- Stated problem -
Your output is the lines from the first one to the one containing "yticks = [0, 10, 20, 30, 40, 50, 60, 70]", repeated exactly, with images left out.

[Dataset rows]
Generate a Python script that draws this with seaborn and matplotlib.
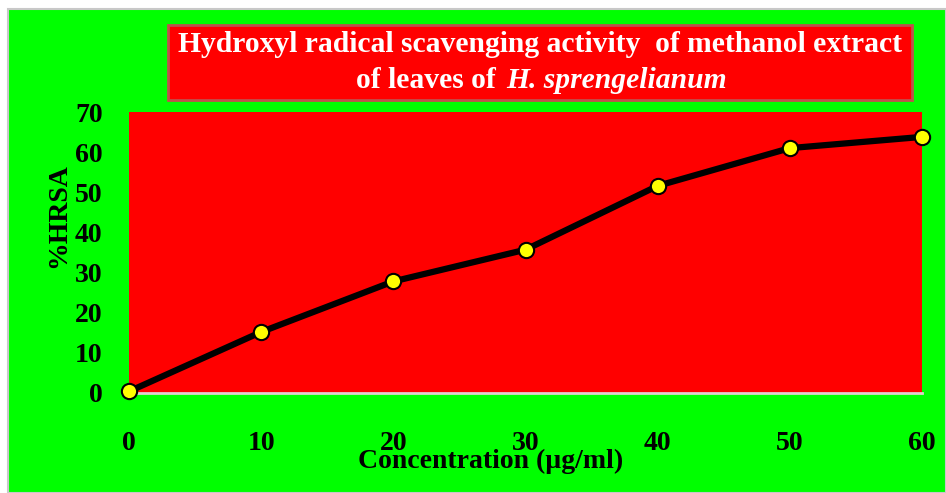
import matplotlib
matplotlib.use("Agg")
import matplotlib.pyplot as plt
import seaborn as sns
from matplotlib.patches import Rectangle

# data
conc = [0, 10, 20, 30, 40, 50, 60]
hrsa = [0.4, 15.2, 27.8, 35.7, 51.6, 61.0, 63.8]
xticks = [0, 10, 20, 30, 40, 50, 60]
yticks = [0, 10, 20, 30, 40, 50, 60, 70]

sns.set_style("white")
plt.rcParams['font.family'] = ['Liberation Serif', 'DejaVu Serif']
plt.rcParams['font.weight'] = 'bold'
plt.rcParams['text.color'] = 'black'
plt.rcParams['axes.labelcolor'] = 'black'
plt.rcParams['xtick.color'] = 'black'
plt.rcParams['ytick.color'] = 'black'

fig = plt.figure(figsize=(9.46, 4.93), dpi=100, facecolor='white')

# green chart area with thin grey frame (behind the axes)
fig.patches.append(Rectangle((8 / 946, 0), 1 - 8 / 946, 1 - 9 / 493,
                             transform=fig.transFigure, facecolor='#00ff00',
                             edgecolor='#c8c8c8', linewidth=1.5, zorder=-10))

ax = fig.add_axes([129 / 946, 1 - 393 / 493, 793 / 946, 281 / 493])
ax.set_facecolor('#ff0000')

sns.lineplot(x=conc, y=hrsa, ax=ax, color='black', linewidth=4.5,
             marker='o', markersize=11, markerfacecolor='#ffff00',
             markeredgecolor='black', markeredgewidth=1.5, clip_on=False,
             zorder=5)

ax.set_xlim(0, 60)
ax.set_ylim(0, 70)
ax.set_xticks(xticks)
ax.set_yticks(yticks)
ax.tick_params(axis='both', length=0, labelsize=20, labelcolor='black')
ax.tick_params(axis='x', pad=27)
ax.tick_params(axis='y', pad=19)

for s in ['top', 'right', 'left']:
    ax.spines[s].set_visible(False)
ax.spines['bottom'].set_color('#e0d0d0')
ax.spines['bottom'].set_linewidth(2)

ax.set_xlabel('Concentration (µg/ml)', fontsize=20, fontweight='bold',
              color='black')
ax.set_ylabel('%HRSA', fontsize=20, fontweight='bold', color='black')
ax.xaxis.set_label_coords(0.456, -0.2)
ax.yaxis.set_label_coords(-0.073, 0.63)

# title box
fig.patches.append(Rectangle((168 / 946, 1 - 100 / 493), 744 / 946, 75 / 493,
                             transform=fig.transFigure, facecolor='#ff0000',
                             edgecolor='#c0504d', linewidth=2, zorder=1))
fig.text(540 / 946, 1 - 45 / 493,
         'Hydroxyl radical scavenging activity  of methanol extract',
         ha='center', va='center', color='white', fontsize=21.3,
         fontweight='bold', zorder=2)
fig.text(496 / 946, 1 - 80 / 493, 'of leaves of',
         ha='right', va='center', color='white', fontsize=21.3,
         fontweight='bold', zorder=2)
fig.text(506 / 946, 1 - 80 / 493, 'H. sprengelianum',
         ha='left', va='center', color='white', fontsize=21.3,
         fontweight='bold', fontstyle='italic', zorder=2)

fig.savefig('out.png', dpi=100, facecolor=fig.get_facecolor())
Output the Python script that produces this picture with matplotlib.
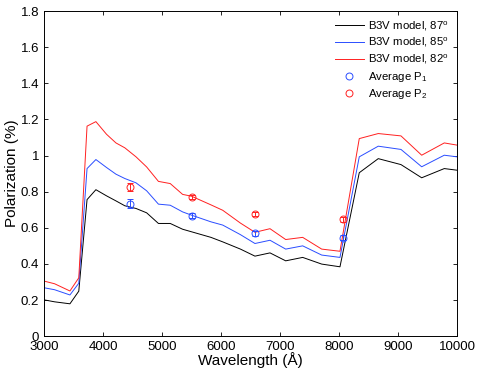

- Written response -
Generate a Python script that draws this with seaborn and matplotlib.
import matplotlib
matplotlib.use("Agg")
import matplotlib.pyplot as plt
import seaborn as sns
from matplotlib.patches import Rectangle

# data
conc = [0, 10, 20, 30, 40, 50, 60]
hrsa = [0.4, 15.2, 27.8, 35.7, 51.6, 61.0, 63.8]
xticks = [0, 10, 20, 30, 40, 50, 60]
yticks = [0, 10, 20, 30, 40, 50, 60, 70]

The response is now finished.